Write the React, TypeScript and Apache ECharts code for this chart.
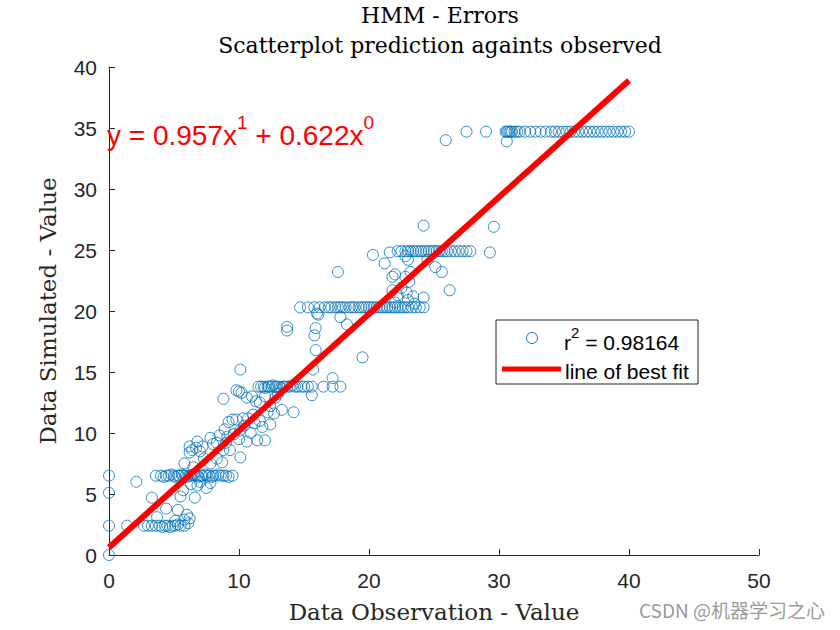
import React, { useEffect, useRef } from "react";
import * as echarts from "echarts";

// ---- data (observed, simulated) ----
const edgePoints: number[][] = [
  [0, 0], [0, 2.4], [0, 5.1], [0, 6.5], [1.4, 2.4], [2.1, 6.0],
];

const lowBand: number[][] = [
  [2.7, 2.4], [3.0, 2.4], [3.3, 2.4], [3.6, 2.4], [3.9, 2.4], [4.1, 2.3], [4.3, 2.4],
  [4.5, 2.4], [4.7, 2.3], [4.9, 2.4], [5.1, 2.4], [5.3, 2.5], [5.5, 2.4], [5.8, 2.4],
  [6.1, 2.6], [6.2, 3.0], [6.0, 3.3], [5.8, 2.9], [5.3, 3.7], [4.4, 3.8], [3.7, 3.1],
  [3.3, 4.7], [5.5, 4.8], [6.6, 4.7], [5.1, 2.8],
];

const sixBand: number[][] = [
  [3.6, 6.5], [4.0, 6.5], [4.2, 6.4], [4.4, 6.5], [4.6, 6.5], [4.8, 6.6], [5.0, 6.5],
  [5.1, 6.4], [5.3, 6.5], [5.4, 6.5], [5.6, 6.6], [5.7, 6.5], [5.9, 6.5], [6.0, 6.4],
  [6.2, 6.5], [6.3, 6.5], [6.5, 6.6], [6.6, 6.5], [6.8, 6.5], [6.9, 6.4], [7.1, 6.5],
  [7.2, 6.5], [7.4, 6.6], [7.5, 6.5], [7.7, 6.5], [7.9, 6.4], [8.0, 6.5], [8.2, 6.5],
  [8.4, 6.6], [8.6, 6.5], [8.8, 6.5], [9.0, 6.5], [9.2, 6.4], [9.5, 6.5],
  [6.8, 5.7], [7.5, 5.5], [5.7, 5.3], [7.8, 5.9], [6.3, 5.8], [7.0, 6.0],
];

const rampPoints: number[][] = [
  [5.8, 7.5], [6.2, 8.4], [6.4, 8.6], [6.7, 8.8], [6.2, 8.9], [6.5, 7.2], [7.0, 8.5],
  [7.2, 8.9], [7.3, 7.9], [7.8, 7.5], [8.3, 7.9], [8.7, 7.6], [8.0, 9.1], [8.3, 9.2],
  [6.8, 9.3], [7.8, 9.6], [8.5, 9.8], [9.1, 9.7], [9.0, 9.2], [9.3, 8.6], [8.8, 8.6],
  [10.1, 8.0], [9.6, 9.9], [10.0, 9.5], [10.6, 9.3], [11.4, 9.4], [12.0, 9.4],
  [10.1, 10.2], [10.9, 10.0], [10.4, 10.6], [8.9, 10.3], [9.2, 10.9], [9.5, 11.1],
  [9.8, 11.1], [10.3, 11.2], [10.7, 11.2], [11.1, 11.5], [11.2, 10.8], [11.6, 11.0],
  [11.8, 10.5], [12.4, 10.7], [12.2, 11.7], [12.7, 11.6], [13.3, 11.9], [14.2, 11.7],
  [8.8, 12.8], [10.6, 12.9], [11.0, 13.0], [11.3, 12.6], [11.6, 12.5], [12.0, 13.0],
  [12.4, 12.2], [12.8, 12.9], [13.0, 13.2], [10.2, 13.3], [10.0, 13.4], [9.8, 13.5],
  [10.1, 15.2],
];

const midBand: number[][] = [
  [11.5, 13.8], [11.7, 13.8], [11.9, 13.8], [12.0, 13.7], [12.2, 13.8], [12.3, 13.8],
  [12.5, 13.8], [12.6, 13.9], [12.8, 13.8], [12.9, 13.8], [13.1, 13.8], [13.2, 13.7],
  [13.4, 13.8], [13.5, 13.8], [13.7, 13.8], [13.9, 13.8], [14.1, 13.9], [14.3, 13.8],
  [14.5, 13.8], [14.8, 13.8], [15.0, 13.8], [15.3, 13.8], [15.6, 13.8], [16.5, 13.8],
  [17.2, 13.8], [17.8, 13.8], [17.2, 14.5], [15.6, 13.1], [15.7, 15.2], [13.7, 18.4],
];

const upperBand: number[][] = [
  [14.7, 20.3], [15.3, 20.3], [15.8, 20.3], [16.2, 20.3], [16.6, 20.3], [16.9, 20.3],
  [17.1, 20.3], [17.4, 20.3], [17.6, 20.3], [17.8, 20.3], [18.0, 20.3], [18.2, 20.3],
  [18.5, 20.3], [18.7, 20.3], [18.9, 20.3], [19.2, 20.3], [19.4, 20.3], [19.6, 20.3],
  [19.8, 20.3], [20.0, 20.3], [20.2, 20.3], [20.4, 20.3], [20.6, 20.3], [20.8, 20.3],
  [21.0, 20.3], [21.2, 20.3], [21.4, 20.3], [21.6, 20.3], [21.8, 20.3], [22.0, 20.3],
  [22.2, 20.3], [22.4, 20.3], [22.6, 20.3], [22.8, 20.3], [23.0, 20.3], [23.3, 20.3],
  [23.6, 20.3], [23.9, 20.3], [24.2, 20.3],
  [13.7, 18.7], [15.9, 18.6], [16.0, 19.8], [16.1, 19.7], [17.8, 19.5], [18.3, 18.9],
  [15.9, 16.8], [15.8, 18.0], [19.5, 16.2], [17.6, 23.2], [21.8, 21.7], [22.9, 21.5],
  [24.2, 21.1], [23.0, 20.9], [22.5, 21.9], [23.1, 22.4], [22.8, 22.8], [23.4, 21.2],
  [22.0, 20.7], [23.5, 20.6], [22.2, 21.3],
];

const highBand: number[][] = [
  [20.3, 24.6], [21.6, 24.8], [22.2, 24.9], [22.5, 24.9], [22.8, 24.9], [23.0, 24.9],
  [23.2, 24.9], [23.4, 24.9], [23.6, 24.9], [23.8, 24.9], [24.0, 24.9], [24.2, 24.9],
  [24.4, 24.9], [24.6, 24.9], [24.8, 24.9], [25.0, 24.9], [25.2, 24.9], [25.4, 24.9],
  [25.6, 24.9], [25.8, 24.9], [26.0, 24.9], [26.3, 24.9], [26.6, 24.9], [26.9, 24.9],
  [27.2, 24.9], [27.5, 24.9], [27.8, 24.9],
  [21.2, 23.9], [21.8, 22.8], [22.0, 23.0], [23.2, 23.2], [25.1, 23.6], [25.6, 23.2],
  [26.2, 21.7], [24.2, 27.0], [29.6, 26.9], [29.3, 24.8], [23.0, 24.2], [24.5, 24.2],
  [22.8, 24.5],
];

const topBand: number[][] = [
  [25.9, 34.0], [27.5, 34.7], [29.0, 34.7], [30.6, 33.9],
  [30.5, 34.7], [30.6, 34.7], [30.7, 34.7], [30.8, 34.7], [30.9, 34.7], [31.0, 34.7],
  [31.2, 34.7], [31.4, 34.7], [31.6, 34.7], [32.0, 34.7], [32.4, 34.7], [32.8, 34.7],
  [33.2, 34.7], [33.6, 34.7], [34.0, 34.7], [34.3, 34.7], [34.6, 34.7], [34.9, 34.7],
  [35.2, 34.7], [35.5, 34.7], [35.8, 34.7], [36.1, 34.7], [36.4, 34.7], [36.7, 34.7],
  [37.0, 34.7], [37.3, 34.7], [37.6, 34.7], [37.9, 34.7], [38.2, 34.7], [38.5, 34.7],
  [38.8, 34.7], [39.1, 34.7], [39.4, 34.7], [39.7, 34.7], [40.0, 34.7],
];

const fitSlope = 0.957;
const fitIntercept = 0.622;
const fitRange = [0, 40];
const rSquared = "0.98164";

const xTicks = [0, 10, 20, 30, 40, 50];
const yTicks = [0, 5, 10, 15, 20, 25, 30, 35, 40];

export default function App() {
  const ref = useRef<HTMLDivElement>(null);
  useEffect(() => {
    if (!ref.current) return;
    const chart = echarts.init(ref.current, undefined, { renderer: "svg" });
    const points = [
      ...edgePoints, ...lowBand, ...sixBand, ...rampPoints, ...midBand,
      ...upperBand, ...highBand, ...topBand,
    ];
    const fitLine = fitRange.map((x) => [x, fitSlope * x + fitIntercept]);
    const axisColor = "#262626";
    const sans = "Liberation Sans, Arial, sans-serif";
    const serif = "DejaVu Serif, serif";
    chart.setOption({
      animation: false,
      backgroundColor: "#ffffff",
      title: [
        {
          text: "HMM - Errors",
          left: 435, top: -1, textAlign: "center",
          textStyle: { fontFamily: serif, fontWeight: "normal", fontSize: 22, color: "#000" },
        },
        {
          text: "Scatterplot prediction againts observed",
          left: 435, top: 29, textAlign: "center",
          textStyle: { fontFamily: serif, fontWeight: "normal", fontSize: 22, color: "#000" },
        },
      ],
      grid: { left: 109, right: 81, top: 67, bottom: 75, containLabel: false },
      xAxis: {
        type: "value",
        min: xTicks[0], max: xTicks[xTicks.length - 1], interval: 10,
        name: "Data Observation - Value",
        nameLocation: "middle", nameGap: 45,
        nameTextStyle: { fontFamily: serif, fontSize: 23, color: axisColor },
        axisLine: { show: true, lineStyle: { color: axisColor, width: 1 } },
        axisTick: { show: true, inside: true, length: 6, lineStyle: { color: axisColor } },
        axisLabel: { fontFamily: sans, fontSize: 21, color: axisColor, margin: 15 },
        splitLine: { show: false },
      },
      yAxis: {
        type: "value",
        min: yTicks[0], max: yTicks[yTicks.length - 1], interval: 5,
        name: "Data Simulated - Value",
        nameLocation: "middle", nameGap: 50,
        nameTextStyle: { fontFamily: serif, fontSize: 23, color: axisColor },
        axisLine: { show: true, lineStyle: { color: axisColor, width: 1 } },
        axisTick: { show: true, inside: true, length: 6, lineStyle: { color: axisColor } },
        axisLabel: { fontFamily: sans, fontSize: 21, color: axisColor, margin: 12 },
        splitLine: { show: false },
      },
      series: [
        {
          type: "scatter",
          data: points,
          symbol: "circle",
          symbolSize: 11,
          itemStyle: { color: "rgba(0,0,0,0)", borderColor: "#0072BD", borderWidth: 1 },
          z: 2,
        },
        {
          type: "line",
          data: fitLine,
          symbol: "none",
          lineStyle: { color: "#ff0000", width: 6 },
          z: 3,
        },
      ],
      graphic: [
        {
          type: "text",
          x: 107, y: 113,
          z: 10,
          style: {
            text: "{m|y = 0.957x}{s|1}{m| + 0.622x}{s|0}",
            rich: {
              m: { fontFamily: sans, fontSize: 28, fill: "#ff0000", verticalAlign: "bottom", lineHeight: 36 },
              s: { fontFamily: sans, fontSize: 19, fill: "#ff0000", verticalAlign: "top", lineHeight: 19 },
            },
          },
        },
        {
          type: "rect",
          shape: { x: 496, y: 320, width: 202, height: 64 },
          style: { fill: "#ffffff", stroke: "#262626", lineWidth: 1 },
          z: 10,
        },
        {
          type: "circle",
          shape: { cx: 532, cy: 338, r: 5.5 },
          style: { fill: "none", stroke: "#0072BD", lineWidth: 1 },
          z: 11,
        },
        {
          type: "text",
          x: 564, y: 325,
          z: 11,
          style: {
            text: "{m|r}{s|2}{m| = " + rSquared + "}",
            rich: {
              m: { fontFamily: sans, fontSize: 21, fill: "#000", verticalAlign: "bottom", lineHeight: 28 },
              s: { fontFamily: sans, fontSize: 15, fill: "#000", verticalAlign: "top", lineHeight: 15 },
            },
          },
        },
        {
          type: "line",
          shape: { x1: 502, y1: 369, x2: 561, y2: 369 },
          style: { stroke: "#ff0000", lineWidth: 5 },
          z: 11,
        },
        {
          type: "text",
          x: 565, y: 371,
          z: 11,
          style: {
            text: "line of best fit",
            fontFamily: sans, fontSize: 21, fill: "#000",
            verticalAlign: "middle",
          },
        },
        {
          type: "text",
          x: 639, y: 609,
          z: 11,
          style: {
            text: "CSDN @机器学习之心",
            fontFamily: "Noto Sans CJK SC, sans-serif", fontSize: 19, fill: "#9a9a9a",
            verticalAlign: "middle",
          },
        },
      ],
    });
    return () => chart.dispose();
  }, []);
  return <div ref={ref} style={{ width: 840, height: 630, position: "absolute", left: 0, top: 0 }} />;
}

• [Task details]: Write out each line of the data that holds the string "React".

• [Exercise answer]:
Write the React, TypeScript and Apache ECharts code for this chart.
import React, { useEffect, useRef } from "react";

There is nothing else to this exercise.